Camino Island

It’s John Grisham, so I never expected it to be great literature. But I was still disappointed. The beginning was absorbing, and I liked the premise. The novel is all about booksellers and novelists — well, more like bookseller and novelist — which clearly should appeal to book-lovers like me. And there are almost no lawyers anywhere in the story, an unusual plus for a Grisham novel.

So what could possibly go wrong? First, let’s skip to the end. I kept expecting some plot twist, some Deaver-esque reversal of good guys and bad guys, but no, the ending was just like early Grisham novels. Ho, hum.

And then there’s the middle, which wasn’t Grisham-like at all. Did he subcontract that part of the story out to someone else? Suddenly it became chick lit or a romance novel — I don’t know enough about either to tell the difference. Not what I was looking for at all.
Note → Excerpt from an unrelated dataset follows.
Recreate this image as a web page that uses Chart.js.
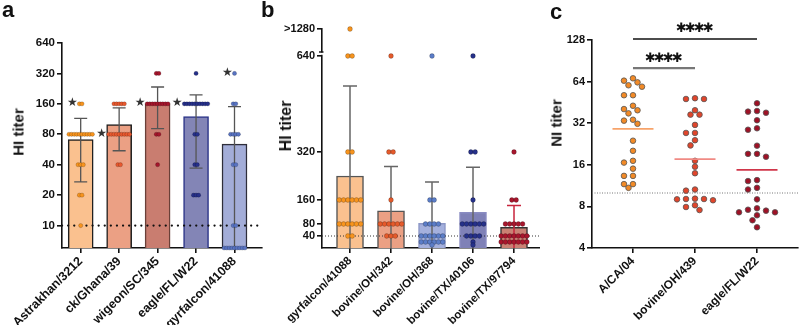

So you may wonder where crime and detection come in, as Grisham’s name is on the cover. That’s where we go back to the premise: five original manuscripts of F. Scott Fitzgerald are stolen from Princeton, and an insurance company rep arranges for an unsuccessful novelist to hunt them down. Yeah, right. There are a couple of interesting characters, but not the protagonist (the aforementioned unsuccessful novelist). The amazingly successful owner of an independent bookstore is mildly interesting at first, until he becomes a caricature; another novelist, whose character seems stolen from Louise Penny’s Ruth, remains interesting even if not original. The story line kept my attention, and the setting of a resort island in Florida is mildly convincing, though I wouldn’t know.

All in all, my verdict is “don’t bother.”